In 1989, Mark Hamilton and Tim Wheeler, two thirteen year olds in Belfast, begged their parents to buy them guitars. They honed their skills daily and when they got good enough, they formed a band. They spent all of their free hours after school playing death metal riffs at decibels imperceptible to the human ear. They called themselves Vietnam (and sounded just as chaotic) and they were determined to be the next Megadeth. Lucky for us, the teenage mind is easily swayed. Had they stuck to that lofty goal, they never would have evolved into the hitmakers they are today- a band known as Ash.

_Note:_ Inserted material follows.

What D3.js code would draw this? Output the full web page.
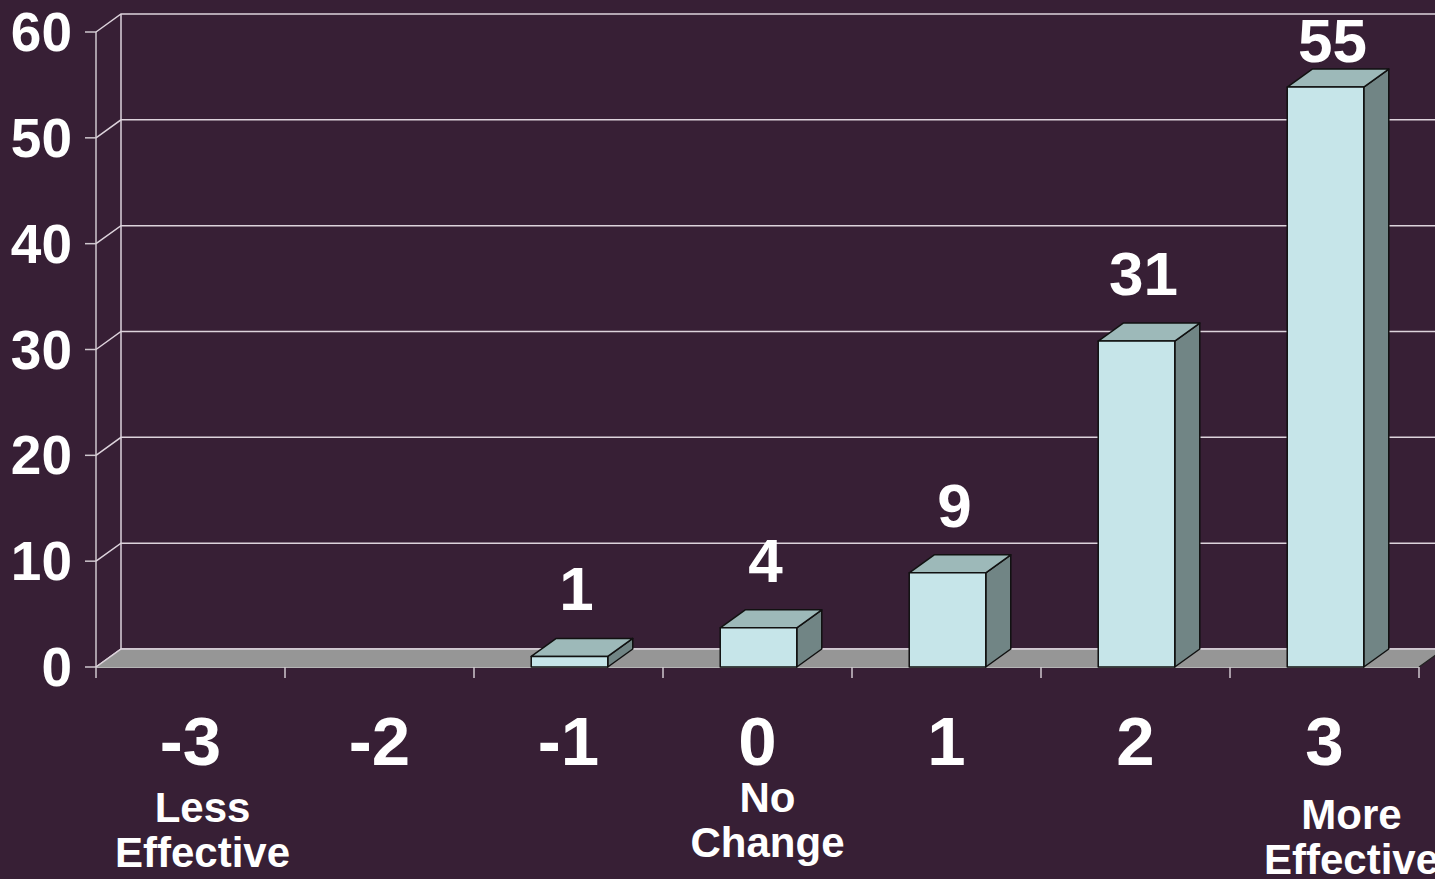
<!DOCTYPE html>
<html><head><meta charset="utf-8">
<script src="https://cdn.jsdelivr.net/npm/d3@7"></script>
<style>
html,body{margin:0;padding:0;background:#371f35;overflow:hidden;}
text{font-family:"Liberation Sans",Arial,sans-serif;font-weight:bold;fill:#ffffff;}
</style></head>
<body>
<svg id="chart" width="1435" height="879"></svg>
<script>
const categories = ["-3","-2","-1","0","1","2","3"];
const values = [0, 0, 1, 3.7, 8.9, 30.8, 54.8];
const valueLabels = ["", "", "1", "4", "9", "31", "55"];
const yTicks = [0, 10, 20, 30, 40, 50, 60];
const subLabels = [["Less","Effective"], [], [], ["No","Change"], [], [], ["More","Effective"]];

const W = 1435, H = 879;
const dx = 25, dy = -18;
const svg = d3.select("#chart");
svg.append("rect").attr("width", W).attr("height", H).attr("fill", "#371f35");

const x = d3.scaleBand().domain(categories).range([96, 1419]).padding(0);
const y = d3.scaleLinear().domain([0, 60]).range([667, 32]);
const x0 = x.range()[0], x1 = x.range()[1];

const grid = "#ddd3dc";
// left wall edges
svg.append("line").attr("x1", x0).attr("x2", x0).attr("y1", y(0)).attr("y2", y(60))
  .attr("stroke", "#cfc7ce").attr("stroke-width", 1.5);
svg.append("line").attr("x1", x0+dx).attr("x2", x0+dx).attr("y1", y(0)+dy).attr("y2", y(60)+dy)
  .attr("stroke", grid).attr("stroke-width", 1.5);
// gridlines on walls
yTicks.forEach(t => {
  svg.append("path")
    .attr("d", `M${x0},${y(t)}L${x0+dx},${y(t)+dy}L${W+10},${y(t)+dy}`)
    .attr("fill", "none").attr("stroke", grid).attr("stroke-width", 1.5);
  svg.append("line").attr("x1", x0-11).attr("x2", x0).attr("y1", y(t)).attr("y2", y(t))
    .attr("stroke", "#cfc7ce").attr("stroke-width", 1.5);
  svg.append("text").attr("x", 72).attr("y", y(t) + 19).attr("text-anchor", "end")
    .attr("font-size", 55).text(t);
});

// floor
svg.append("path")
  .attr("d", `M${x0},${y(0)}L${x0+dx},${y(0)+dy}L${x1+dx},${y(0)+dy}L${x1},${y(0)}Z`)
  .attr("fill", "#969696");
svg.append("line").attr("x1", x0+dx).attr("x2", W+10).attr("y1", y(0)+dy).attr("y2", y(0)+dy)
  .attr("stroke", grid).attr("stroke-width", 1.5);
svg.append("line").attr("x1", x0).attr("x2", x0+dx).attr("y1", y(0)).attr("y2", y(0)+dy)
  .attr("stroke", grid).attr("stroke-width", 1.5);
svg.append("line").attr("x1", x1).attr("x2", x1+dx).attr("y1", y(0)).attr("y2", y(0)+dy)
  .attr("stroke", "#222").attr("stroke-width", 1.2);
svg.append("line").attr("x1", x0).attr("x2", x1).attr("y1", y(0)+0.5).attr("y2", y(0)+0.5)
  .attr("stroke", "#b5b5b5").attr("stroke-width", 1);

// x ticks
const bounds = categories.map(c => x(c)).concat([x1]);
bounds.forEach(b => {
  svg.append("line").attr("x1", b).attr("x2", b).attr("y1", y(0)).attr("y2", y(0)+11)
    .attr("stroke", "#cfc7ce").attr("stroke-width", 1.5);
});

// bars
const bw = x.bandwidth() * 0.405;
categories.forEach((c, i) => {
  const v = values[i];
  if (v <= 0) return;
  const cx = x(c) + x.bandwidth()/2 + 1;
  const bl = cx - bw/2, br = cx + bw/2;
  const yt = y(v), yb = y(0);
  const g = svg.append("g").attr("stroke", "#111").attr("stroke-width", 1.5).attr("stroke-linejoin", "round");
  g.append("path").attr("d", `M${br},${yt}L${br+dx},${yt+dy}L${br+dx},${yb+dy}L${br},${yb}Z`).attr("fill", "#718585");
  g.append("path").attr("d", `M${bl},${yt}L${bl+dx},${yt+dy}L${br+dx},${yt+dy}L${br},${yt}Z`).attr("fill", "#9db9b9");
  g.append("rect").attr("x", bl).attr("y", yt).attr("width", bw).attr("height", yb - yt).attr("fill", "#c6e5e9");
  svg.append("text").attr("x", cx + 7).attr("y", Math.max(62, yt + dy - 28))
    .attr("text-anchor", "middle").attr("font-size", 62).text(valueLabels[i]);
});

// x labels
categories.forEach((c, i) => {
  const cx = x(c) + x.bandwidth()/2;
  svg.append("text").attr("x", cx).attr("y", 765).attr("text-anchor", "middle")
    .attr("font-size", 69).text(c);
});
const subPos = {0: {dx: 12, y: 822}, 3: {dx: 10, y: 812}, 6: {dx: 27, y: 829}};
subLabels.forEach((lines, i) => {
  if (!lines.length) return;
  const cx = x(categories[i]) + x.bandwidth()/2 + subPos[i].dx;
  lines.forEach((l, j) => {
    svg.append("text").attr("x", cx).attr("y", subPos[i].y + j*45).attr("text-anchor", "middle")
      .attr("font-size", 42).text(l);
  });
});
</script>
</body></html>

So, maybe the desire to front a metal act was the driving force behind Ash’s humble beginnings, but the outgrowth of it is anything but ridiculous and past its prime. As Mark and Tim matured, (and gained a drummer in Rick McMurray, a school mate a year ahead who scoffed at their feeble attempts at glam glory and stepped in to show them what a real band was made of), their true musical genius became apparent to those around them and they were soon an all out teenage phenomenon. Their debut mini album Trailer (September ’95) drew so much interest that soon, the boys were flying to London and being fawned over by labels and press alike. These eager 17 year olds were soon after recording what would be their breakthrough LP, the timeless piece of pop that is 1977, (June ’96), aptly titled to represent both the year of Tim and Mark’s birth and the release year of Star Wars- an obsession shared by the band. 1977 stands firm as an embodiment of all that is youth- lust, love, frustration, and mischief. The record also marked Ash’s first stateside visit, underscored by the single “Girl from Mars”, a romantic ditty about being in love with an alien, or at least a chick who seems to be a space cadet. Fresh in their place as media darlings and chart toppers, Ash soon grew tired of this life and the ups and downs that came along with it. Drama ensued.
Addictions, arguments, arrests, even a full on breakdown here and there. A second guitarist, Charlotte Hatherley, (gasp, a girl!) was added. Out of this period came their sophomore effort, 1999’s Nu-Clear Sounds, which showcased this all new Ash- edgier, raw, and full of angst. The “new” Ash wasn’t received as warmly as they had expected. However, fate works in mysterious ways. And so it was that in April 2001, Infectious Records released Free All Angels in the UK, an album that went on to become one of the biggest of the past year. With Free All Angels, Ash has certainly risen out of the proverbial “ashes” and proven that they still have it in them. Gone is the naivete of 1977, and in it’s place, a mature look at the past, written in the form of some of the catchiest tunes you’ve ever heard. The NME raves, “There hasn’t been a more consistently electrifying rock album since Definitely Maybe.” In fact, the LP’s smash hit “Burn Baby Burn” has earned the band accolades galore, including both an NME Brat Award and Q “Single Of The Year” honors. Not to mention, found itself in a cushy spot in many a top ten list throughout the Western Hemisphere and a most recent nomination for Tim Wheeler for the prestigious Ivor Novello songwriter award in the UK.
Free All Angels is chock full of gems, each a refreshingly catchy single you’ll find yourself singing in the shower. Inspirational insights, such as “Candy”, and pop masterpiece, ‘Sometimes’, boast lush strings and yearning lyrics- a departure for this band. But Ash even make a brief return to their pre-1977 full-on-power-pop roots with crowd pleasers like the sexy “Submission” and rocker “World Domination.” And now, the band seems more poised than ever to break into the nu-metal and kiddie pop dominated world of American music. A handful of recent U.S shows, including a successful SXSW date and two sold out nights at NYC’s Bowery Ballroom indicate that something’s definitely brewing.